# Given request:
Produce an exact transcription of the listing below, omitting the pictures.

# Data shown:

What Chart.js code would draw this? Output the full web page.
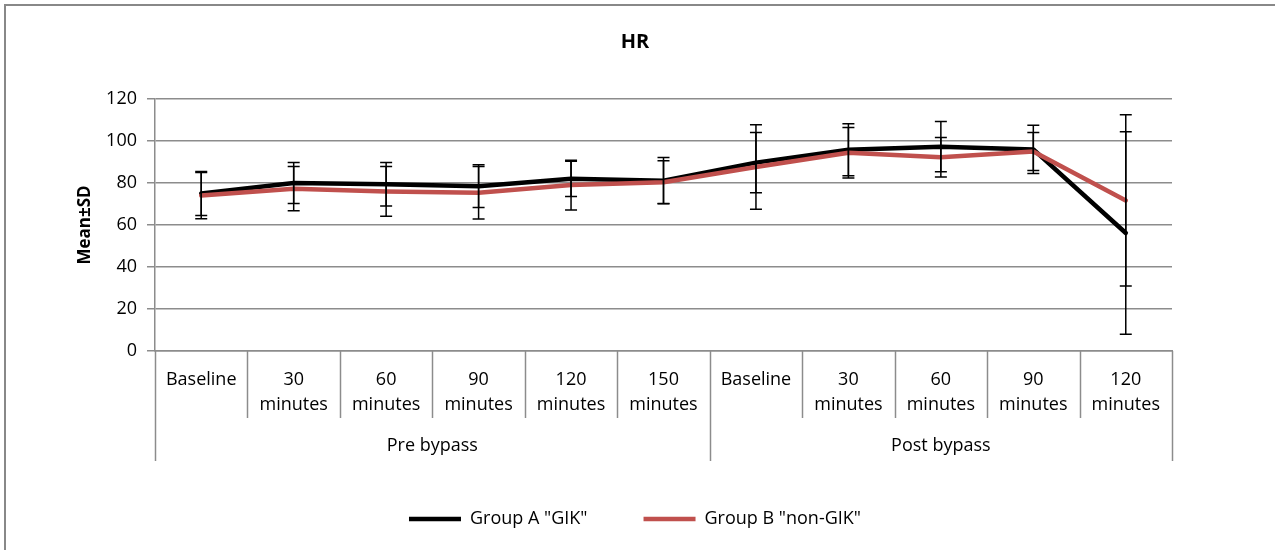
<!DOCTYPE html>
<html>
<head>
<meta charset="utf-8">
<script src="https://cdn.jsdelivr.net/npm/chart.js@4"></script>
<style>
  html, body { margin: 0; padding: 0; background: #fff; }
  #wrap { position: relative; width: 1275px; height: 550px; overflow: hidden; }
  #frame { position: absolute; left: 4px; top: 4px; width: 1400px; height: 700px;
           border-left: 2px solid #888; border-top: 2px solid #888; pointer-events: none; }
  canvas { position: absolute; left: 0; top: 0; }
</style>
</head>
<body>
<div id="wrap">
  <canvas id="hr" width="1275" height="550"></canvas>
  <div id="frame"></div>
</div>
<script>
// ── Data ────────────────────────────────────────────────────
const categories = [
    ['Baseline'], ['30', 'minutes'], ['60', 'minutes'], ['90', 'minutes'],
    ['120', 'minutes'], ['150', 'minutes'],
    ['Baseline'], ['30', 'minutes'], ['60', 'minutes'], ['90', 'minutes'], ['120', 'minutes']
];
const groupNames = ['Pre bypass', 'Post bypass'];
const groupSizes = [6, 5];

const meanA = [75, 80, 79.4, 78.5, 82, 81.1, 89.7, 95.8, 97.3, 96, 56.2];
const sdA   = [10.5, 9.8, 10.4, 10.2, 8.4, 11, 14.4, 12.4, 12, 11.5, 48.2];
const meanB = [74, 77.3, 76, 75.4, 79, 80.4, 87.6, 94.4, 92.3, 95, 71.7];
const sdB   = [11, 10.5, 11.8, 12.5, 11.8, 10.2, 20.1, 12, 9.4, 9, 40.8];

const yTicks = [0, 20, 40, 60, 80, 100, 120];

const FONT = "'Open Sans', 'Liberation Sans', sans-serif";
const GRID = '#8c8c8c';

// ── Error bars (both groups, black) ─────────────────────────
const errorBars = {
    id: 'errorBars',
    afterDatasetsDraw(chart) {
        const { ctx, scales: { x, y } } = chart;
        ctx.save();
        ctx.strokeStyle = '#000';
        ctx.lineWidth = 1.5;
        [[meanA, sdA], [meanB, sdB]].forEach(([m, s]) => {
            m.forEach((v, i) => {
                const px = x.getPixelForValue(i);
                const top = y.getPixelForValue(v + s[i]);
                const bot = y.getPixelForValue(v - s[i]);
                ctx.beginPath();
                ctx.moveTo(px, top); ctx.lineTo(px, bot);
                ctx.moveTo(px - 6, top); ctx.lineTo(px + 6, top);
                ctx.moveTo(px - 6, bot); ctx.lineTo(px + 6, bot);
                ctx.stroke();
            });
        });
        ctx.restore();
    }
};

// ── Category / group separators + group labels ──────────────
const groupAxis = {
    id: 'groupAxis',
    afterDraw(chart) {
        const { ctx, scales: { x, y } } = chart;
        const step = x.getPixelForValue(1) - x.getPixelForValue(0);
        const left = x.getPixelForValue(0) - step / 2;
        const base = y.getPixelForValue(0);
        const catBottom = base + 67;
        const grpBottom = base + 110;
        const groupEdges = [0];
        groupSizes.forEach(n => groupEdges.push(groupEdges[groupEdges.length - 1] + n));

        ctx.save();
        ctx.strokeStyle = GRID;
        ctx.lineWidth = 1.5;
        for (let i = 0; i <= categories.length; i++) {
            const px = Math.round(left + i * step) + 0.5;
            ctx.beginPath();
            ctx.moveTo(px, base);
            ctx.lineTo(px, groupEdges.includes(i) ? grpBottom : catBottom);
            ctx.stroke();
        }
        ctx.fillStyle = '#000';
        ctx.font = '18px ' + FONT;
        ctx.textAlign = 'center';
        ctx.textBaseline = 'middle';
        groupNames.forEach((g, k) => {
            const cx = left + (groupEdges[k] + groupEdges[k + 1]) / 2 * step;
            ctx.fillText(g, cx, base + 95);
        });
        ctx.restore();
    }
};

new Chart(document.getElementById('hr'), {
    type: 'line',
    data: {
        labels: categories,
        datasets: [
            {
                label: 'Group A "GIK"',
                data: meanA,
                borderColor: '#000000',
                backgroundColor: '#000000',
                borderWidth: 4.5,
                borderCapStyle: 'round',
                borderJoinStyle: 'round',
                pointRadius: 0,
                tension: 0,
                order: 1
            },
            {
                label: 'Group B "non-GIK"',
                data: meanB,
                borderColor: '#C0504D',
                backgroundColor: '#C0504D',
                borderWidth: 4.5,
                borderCapStyle: 'round',
                borderJoinStyle: 'round',
                pointRadius: 0,
                tension: 0,
                order: 0
            }
        ]
    },
    options: {
        responsive: false,
        animation: false,
        layout: { padding: { left: 98, right: 103, top: 30, bottom: 12 } },
        plugins: {
            title: {
                display: true,
                text: 'HR',
                color: '#000',
                font: { family: FONT, size: 20, weight: 'bold' },
                padding: { top: 0, bottom: 45 }
            },
            legend: {
                position: 'bottom',
                labels: {
                    color: '#000',
                    font: { family: FONT, size: 18 },
                    usePointStyle: true,
                    pointStyle: 'line',
                    pointStyleWidth: 52,
                    padding: 56,
                    sort: (a, b) => a.datasetIndex - b.datasetIndex
                }
            },
            tooltip: { enabled: false }
        },
        scales: {
            x: {
                offset: true,
                grid: { display: false, offset: true },
                border: { display: true, color: GRID, width: 1.5 },
                ticks: {
                    color: '#000',
                    font: { family: FONT, size: 18, lineHeight: 1.4 },
                    padding: 8,
                    maxRotation: 0,
                    autoSkip: false
                },
                afterFit: s => { s.height = 103; }
            },
            y: {
                min: 0,
                max: 120,
                afterBuildTicks: s => { s.ticks = yTicks.map(v => ({ value: v })); },
                grid: { color: GRID, lineWidth: 1.5, tickLength: 8 },
                border: { display: true, color: GRID, width: 1.5 },
                ticks: {
                    color: '#000',
                    font: { family: FONT, size: 18 },
                    padding: 10
                },
                title: {
                    display: true,
                    text: 'Mean±SD',
                    color: '#000',
                    font: { family: FONT, size: 17, weight: 'bold' },
                    padding: { top: -23, bottom: 0 }
                },
                afterFit: s => { s.width = 57; }
            }
        }
    },
    plugins: [errorBars, groupAxis]
});
</script>
</body>
</html>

# Response to this exercise:
What Chart.js code would draw this? Output the full web page.
<!DOCTYPE html>
<html>
<head>
<meta charset="utf-8">
<script src="https://cdn.jsdelivr.net/npm/chart.js@4"></script>
<style>
  html, body { margin: 0; padding: 0; background: #fff; }
  #wrap { position: relative; width: 1275px; height: 550px; overflow: hidden; }
  #frame { position: absolute; left: 4px; top: 4px; width: 1400px; height: 700px;
           border-left: 2px solid #888; border-top: 2px solid #888; pointer-events: none; }
  canvas { position: absolute; left: 0; top: 0; }
</style>
</head>
<body>
<div id="wrap">
  <canvas id="hr" width="1275" height="550"></canvas>
  <div id="frame"></div>
</div>
<script>
// ── Data ────────────────────────────────────────────────────
const categories = [
    ['Baseline'], ['30', 'minutes'], ['60', 'minutes'], ['90', 'minutes'],
    ['120', 'minutes'], ['150', 'minutes'],
    ['Baseline'], ['30', 'minutes'], ['60', 'minutes'], ['90', 'minutes'], ['120', 'minutes']
];
const groupNames = ['Pre bypass', 'Post bypass'];
const groupSizes = [6, 5];

const meanA = [75, 80, 79.4, 78.5, 82, 81.1, 89.7, 95.8, 97.3, 96, 56.2];
const sdA   = [10.5, 9.8, 10.4, 10.2, 8.4, 11, 14.4, 12.4, 12, 11.5, 48.2];
const meanB = [74, 77.3, 76, 75.4, 79, 80.4, 87.6, 94.4, 92.3, 95, 71.7];
const sdB   = [11, 10.5, 11.8, 12.5, 11.8, 10.2, 20.1, 12, 9.4, 9, 40.8];

const yTicks = [0, 20, 40, 60, 80, 100, 120];

const FONT = "'Open Sans', 'Liberation Sans', sans-serif";
const GRID = '#8c8c8c';

// ── Error bars (both groups, black) ─────────────────────────
const errorBars = {
    id: 'errorBars',
    afterDatasetsDraw(chart) {
        const { ctx, scales: { x, y } } = chart;
        ctx.save();
        ctx.strokeStyle = '#000';
        ctx.lineWidth = 1.5;
        [[meanA, sdA], [meanB, sdB]].forEach(([m, s]) => {
            m.forEach((v, i) => {
                const px = x.getPixelForValue(i);
                const top = y.getPixelForValue(v + s[i]);
                const bot = y.getPixelForValue(v - s[i]);
                ctx.beginPath();
                ctx.moveTo(px, top); ctx.lineTo(px, bot);
                ctx.moveTo(px - 6, top); ctx.lineTo(px + 6, top);
                ctx.moveTo(px - 6, bot); ctx.lineTo(px + 6, bot);
                ctx.stroke();
            });
        });
        ctx.restore();
    }
};

// ── Category / group separators + group labels ──────────────
const groupAxis = {
    id: 'groupAxis',
    afterDraw(chart) {
        const { ctx, scales: { x, y } } = chart;
        const step = x.getPixelForValue(1) - x.getPixelForValue(0);
        const left = x.getPixelForValue(0) - step / 2;
        const base = y.getPixelForValue(0);
        const catBottom = base + 67;
        const grpBottom = base + 110;
        const groupEdges = [0];
        groupSizes.forEach(n => groupEdges.push(groupEdges[groupEdges.length - 1] + n));

        ctx.save();
        ctx.strokeStyle = GRID;
        ctx.lineWidth = 1.5;
        for (let i = 0; i <= categories.length; i++) {
            const px = Math.round(left + i * step) + 0.5;
            ctx.beginPath();
            ctx.moveTo(px, base);
            ctx.lineTo(px, groupEdges.includes(i) ? grpBottom : catBottom);
            ctx.stroke();
        }
        ctx.fillStyle = '#000';
        ctx.font = '18px ' + FONT;
        ctx.textAlign = 'center';
        ctx.textBaseline = 'middle';
        groupNames.forEach((g, k) => {
            const cx = left + (groupEdges[k] + groupEdges[k + 1]) / 2 * step;
            ctx.fillText(g, cx, base + 95);
        });
        ctx.restore();
    }
};

new Chart(document.getElementById('hr'), {
    type: 'line',
    data: {
        labels: categories,
        datasets: [
            {
                label: 'Group A "GIK"',
                data: meanA,
                borderColor: '#000000',
                backgroundColor: '#000000',
                borderWidth: 4.5,
                borderCapStyle: 'round',
                borderJoinStyle: 'round',
                pointRadius: 0,
                tension: 0,
                order: 1
            },
            {
                label: 'Group B "non-GIK"',
                data: meanB,
                borderColor: '#C0504D',
                backgroundColor: '#C0504D',
                borderWidth: 4.5,
                borderCapStyle: 'round',
                borderJoinStyle: 'round',
                pointRadius: 0,
                tension: 0,
                order: 0
            }
        ]
    },
    options: {
        responsive: false,
        animation: false,
        layout: { padding: { left: 98, right: 103, top: 30, bottom: 12 } },
        plugins: {
            title: {
                display: true,
                text: 'HR',
                color: '#000',
                font: { family: FONT, size: 20, weight: 'bold' },
                padding: { top: 0, bottom: 45 }
            },
            legend: {
                position: 'bottom',
                labels: {
                    color: '#000',
                    font: { family: FONT, size: 18 },
                    usePointStyle: true,
                    pointStyle: 'line',
                    pointStyleWidth: 52,
                    padding: 56,
                    sort: (a, b) => a.datasetIndex - b.datasetIndex
                }
            },
            tooltip: { enabled: false }
        },
        scales: {
            x: {
                offset: true,
                grid: { display: false, offset: true },
                border: { display: true, color: GRID, width: 1.5 },
                ticks: {
                    color: '#000',
                    font: { family: FONT, size: 18, lineHeight: 1.4 },
                    padding: 8,
                    maxRotation: 0,
                    autoSkip: false
                },
                afterFit: s => { s.height = 103; }
            },
            y: {
                min: 0,
                max: 120,
                afterBuildTicks: s => { s.ticks = yTicks.map(v => ({ value: v })); },
                grid: { color: GRID, lineWidth: 1.5, tickLength: 8 },
                border: { display: true, color: GRID, width: 1.5 },
                ticks: {
                    color: '#000',
                    font: { family: FONT, size: 18 },
                    padding: 10
                },
                title: {
                    display: true,
                    text: 'Mean±SD',
                    color: '#000',
                    font: { family: FONT, size: 17, weight: 'bold' },
                    padding: { top: -23, bottom: 0 }
                },
                afterFit: s => { s.width = 57; }
            }
        }
    },
    plugins: [errorBars, groupAxis]
});
</script>
</body>
</html>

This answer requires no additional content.